Thursday, January 17, 2013

Me Too

I failed to post for a couple of days...y'all, my head was so full. Not of winter illness, thank goodness, but just of thoughts. Ever have those days? When your head is so full that something NEEDS to come out...to make room for something else...but nothing budges? Welcome to my week.

Been thinking, though, about something I heard Mitch Kruse say on Tuesday when he was here to chat with Lynne:

The authenticity of being able to say ME TOO.

He was talking about the verse in the Sermon on the Mount that talks about planks in eyes. And after I scribbled Mitch's words in my journal, I wrote, What if I stopped judging long enough to say me too?

What if we did? What if we stopped looking at other people with such disdain and dared to admit that we, too, have felt that way? That we, too, have known that pain?

What if?

 
That night after work, I stopped by the grocery store to pick up a couple of things for dinner, and I got in line behind a middle aged woman buying an assortment of food and sporting a sour expression. I never heard anything she said to the cashier, but then again, I was pawing through magazines and drooling over candy bars. {This is why it's true that you shouldn't go to the store hungry...}

As the lady reached for her bags, the cashier, a young lady in her early 20's, I'd say, carried some around and deposited them in her cart. I moved to the register and glanced at the cashier as she came back around the side of the lane. She made a face, which I attributed to a wince of hair falling in her eyes...and she flipped her hair out of the way.

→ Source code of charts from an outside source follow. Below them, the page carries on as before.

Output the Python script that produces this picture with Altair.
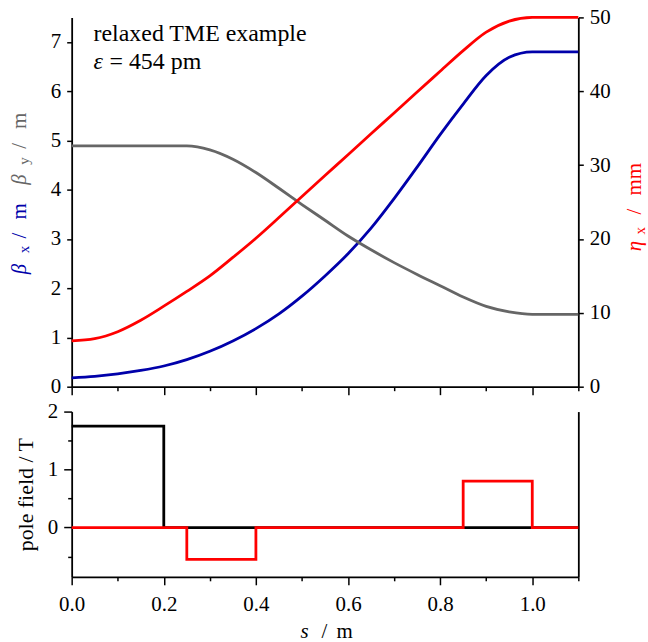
import altair as alt
import pandas as pd

# ---------------- data ----------------
s = [0.0, 0.05, 0.1, 0.15, 0.2, 0.25, 0.3, 0.35, 0.4, 0.45, 0.5, 0.55,
     0.6, 0.65, 0.7, 0.75, 0.8, 0.85, 0.9, 0.95, 1.0, 1.05, 1.1]
beta_x = [0.18, 0.21, 0.26, 0.33, 0.42, 0.55, 0.72, 0.93, 1.18, 1.48, 1.84, 2.25,
          2.70, 3.22, 3.82, 4.46, 5.12, 5.74, 6.32, 6.69, 6.80, 6.80, 6.80]
beta_y = [4.89, 4.89, 4.89, 4.89, 4.89, 4.89, 4.81, 4.62, 4.35, 4.03, 3.70, 3.38,
          3.06, 2.78, 2.52, 2.28, 2.05, 1.82, 1.63, 1.52, 1.47, 1.47, 1.47]
eta_x = [6.2, 6.5, 7.45, 9.0, 10.9, 12.9, 15.0, 17.5, 20.1, 22.9, 25.75, 28.6,
         31.4, 34.25, 37.05, 39.9, 42.7, 45.5, 48.0, 49.5, 50.0, 50.0, 50.0]

dipole_s = [0.0, 0.2, 1.1]
dipole_b = [1.75, 0.0, 0.0]
quad_s = [0.0, 0.25, 0.4, 0.85, 1.0, 1.1]
quad_b = [0.0, -0.55, 0.0, 0.8, 0.0, 0.0]

x_ticks = [0.0, 0.1, 0.2, 0.3, 0.4, 0.5, 0.6, 0.7, 0.8, 0.9, 1.0, 1.1]
beta_ticks = [0, 1, 2, 3, 4, 5, 6, 7]
eta_ticks = [0, 10, 20, 30, 40, 50]
field_ticks = [-0.5, 0.0, 0.5, 1.0, 1.5, 2.0]

FONT = "Liberation Serif, DejaVu Serif, serif"
BLUE = "#0000aa"
GRAY = "#666666"
RED = "#ff0000"

W, H1, H2 = 509, 371, 166

df = pd.DataFrame({"s": s, "beta_x": beta_x, "beta_y": beta_y, "eta_x": eta_x})
dip = pd.DataFrame({"s": dipole_s, "b": dipole_b})
quad = pd.DataFrame({"s": quad_s, "b": quad_b})

major_x = "round(datum.value*10) % 2 === 0"
xscale = alt.Scale(domain=[0, 1.1], nice=False, zero=False)
axis_font = dict(labelFont=FONT, labelFontSize=21, labelColor="black")

top_x = alt.X("s:Q", scale=xscale, axis=alt.Axis(
    values=x_ticks, labels=False, title=None, labelFlush=False,
    tickSize={"condition": {"test": major_x, "value": 8}, "value": 4}))

bot_x = alt.X("s:Q", scale=xscale, axis=alt.Axis(
    values=x_ticks, title=None, labelFlush=False, labelOverlap=False,
    labelExpr="round(datum.value*10) % 2 === 0 ? format(datum.value, '.1f') : ''",
    labelPadding=9, **axis_font,
    tickSize={"condition": {"test": major_x, "value": 8}, "value": 4}))

beta_scale = alt.Scale(domain=[0, 7.5], nice=False)
eta_scale = alt.Scale(domain=[0, 50], nice=False)
field_scale = alt.Scale(domain=[-0.85, 2.0], nice=False)


def label(text, x, y, color="black", size=21, angle=0, style="normal"):
    return alt.Chart(pd.DataFrame({"t": [text]})).mark_text(
        font=FONT, fontSize=size, fontStyle=style, color=color,
        angle=angle, align="left", baseline="alphabetic"
    ).encode(x=alt.value(x), y=alt.value(y), text=alt.Text("t:N"))


line_kw = dict(strokeWidth=2.8, interpolate="monotone")

blue = alt.Chart(df).mark_line(color=BLUE, **line_kw).encode(
    x=top_x,
    y=alt.Y("beta_x:Q", scale=beta_scale, axis=alt.Axis(
        values=beta_ticks, format="d", title=None, labelPadding=6, **axis_font)))
gray = alt.Chart(df).mark_line(color=GRAY, **line_kw).encode(
    x=top_x, y=alt.Y("beta_y:Q", scale=beta_scale))
red = alt.Chart(df).mark_line(color=RED, **line_kw).encode(
    x=top_x,
    y=alt.Y("eta_x:Q", scale=eta_scale, axis=alt.Axis(
        orient="right", values=eta_ticks, format="d", title=None,
        labelPadding=6, **axis_font)))

left_layer = alt.layer(blue, gray)

texts_top = [
    label("relaxed TME example", 22, 24, size=24),
    label("ε", 22, 52, size=24, style="italic"),
    label("= 454 pm", 38, 52, size=24),
    # left axis title (beta_x blue, beta_y gray)
    label("β", -46, 258, BLUE, 21, 270, "italic"),
    label("x", -43, 237, BLUE, 15, 270),
    label("/", -46, 222, BLUE, 21, 270),
    label("m", -46, 203, BLUE, 21, 270),
    label("β", -46, 168, GRAY, 21, 270, "italic"),
    label("y", -43, 148, GRAY, 15, 270),
    label("/", -46, 132, GRAY, 21, 270),
    label("m", -46, 112, GRAY, 21, 270),
    # right axis title (eta_x)
    label("η", 572, 235, RED, 21, 270, "italic"),
    label("x", 576, 218, RED, 15, 270),
    label("/", 572, 198, RED, 21, 270),
    label("mm", 572, 179, RED, 21, 270),
]

top = alt.layer(left_layer, red, *texts_top).resolve_scale(y="independent").properties(
    width=W, height=H1)

black_step = alt.Chart(dip).mark_line(color="black", strokeWidth=2.8,
                                      interpolate="step-after").encode(
    x=bot_x,
    y=alt.Y("b:Q", scale=field_scale, axis=alt.Axis(
        values=field_ticks, title="pole field  /  T", labelPadding=6, **axis_font,
        labelExpr="datum.value % 1 === 0 ? format(datum.value, 'd') : ''",
        tickSize={"condition": {"test": "datum.value % 1 === 0", "value": 8}, "value": 4},
        titleFont=FONT, titleFontSize=22, titleFontWeight="normal",
        titleColor="black", titlePadding=10)))
red_step = alt.Chart(quad).mark_line(color=RED, strokeWidth=2.8,
                                     interpolate="step-after").encode(
    x=bot_x,
    y=alt.Y("b:Q", scale=field_scale, axis=alt.Axis(
        orient="right", ticks=False, labels=False, title=None)))

texts_bot = [
    label("s", 230, 227, style="italic"),
    label("/", 251, 227),
    label("m", 266, 227),
]

bottom = alt.layer(black_step, red_step, *texts_bot).resolve_scale(
    y="independent").properties(width=W, height=H2)

chart = alt.vconcat(top, bottom, spacing=25, bounds="flush").properties(
    padding={"left": 9, "top": 5, "right": 0, "bottom": 0}
).configure(font=FONT).configure_text(font=FONT).configure_view(
    stroke=None
).configure_axis(
    grid=False, labelFont=FONT, titleFont=FONT, labelFontSize=21, labelColor="black",
    domainColor="black", tickColor="black", domainWidth=1.8, tickWidth=1.5,
)

chart.save("out.html", embed_options={"renderer": "svg", "actions": False})
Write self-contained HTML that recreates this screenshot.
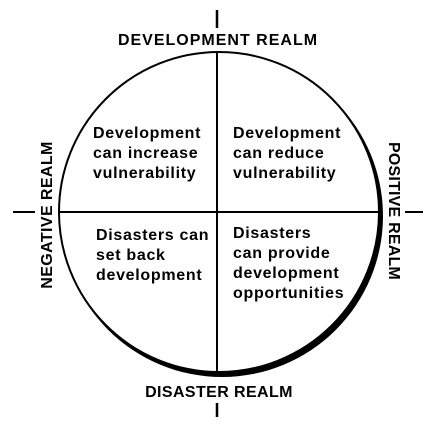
<!DOCTYPE html>
<html><head><meta charset="utf-8"><style>
html,body{margin:0;padding:0;background:#fff;}
svg{display:block;}
text{font-family:"Liberation Sans",Arial,sans-serif;font-weight:bold;fill:#000;}
.q{font-size:16px;letter-spacing:0.7px;}
.r{font-size:16px;}
</style></head><body>
<svg width="442" height="425" viewBox="0 0 442 425" xmlns="http://www.w3.org/2000/svg">
<circle cx="222" cy="216" r="161" fill="#000"/>
<circle cx="219" cy="212" r="160" fill="#fff" stroke="#000" stroke-width="2"/>
<line x1="217" y1="53" x2="217" y2="372" stroke="#000" stroke-width="2"/>
<line x1="58" y1="212" x2="382" y2="212" stroke="#000" stroke-width="2"/>
<line x1="217" y1="10" x2="217" y2="28" stroke="#000" stroke-width="2.5"/>
<line x1="217" y1="403" x2="217" y2="417" stroke="#000" stroke-width="2.5"/>
<line x1="13" y1="212" x2="35" y2="212" stroke="#000" stroke-width="2"/>
<line x1="405" y1="212" x2="423" y2="212" stroke="#000" stroke-width="2"/>
<text class="r" x="218" y="45" text-anchor="middle" letter-spacing="1">DEVELOPMENT REALM</text>
<text class="r" x="219" y="397" text-anchor="middle" letter-spacing="0.4">DISASTER REALM</text>
<text class="r" transform="translate(52,215) rotate(-90)" text-anchor="middle" letter-spacing="0.4">NEGATIVE REALM</text>
<text class="r" transform="translate(389,211) rotate(90)" text-anchor="middle" letter-spacing="0.2">POSITIVE REALM</text>
<text class="q" x="93" y="138">Development</text>
<text class="q" x="93" y="158">can increase</text>
<text class="q" x="93" y="178">vulnerability</text>
<text class="q" x="233" y="138">Development</text>
<text class="q" x="233" y="158">can reduce</text>
<text class="q" x="233" y="178">vulnerability</text>
<text class="q" x="96" y="240">Disasters can</text>
<text class="q" x="96" y="260">set back</text>
<text class="q" x="96" y="280">development</text>
<text class="q" x="233" y="238">Disasters</text>
<text class="q" x="233" y="258">can provide</text>
<text class="q" x="233" y="278">development</text>
<text class="q" x="233" y="298">opportunities</text>
</svg>
</body></html>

Then she looked at me and said ever so quietly, "Can you pretend like you didn't see that?"

Then I knew. She'd made a face at Little Miss Sweetness that had probably said something rude to her.

I smiled and said, "You know what? I've made that face before, too. On my drive home, actually." Not how I really wanted to be remembered in the mind of a very nice grocery store cashier, but in that moment, I needed to say me too.

As she handed my change to me, she said "You were SO much nicer. Thank you."

What if we said me too? To cashiers who are feeling mistreated. To friends whose relationships are dissolving and they feel inadequate? To kids who messed up big time and feel like life is altered unforgivably now? To parents who sit in a mental sea of regret? To an accountability partner who confesses falling? What if we stopped offering pointed advice for one minute and said...me too?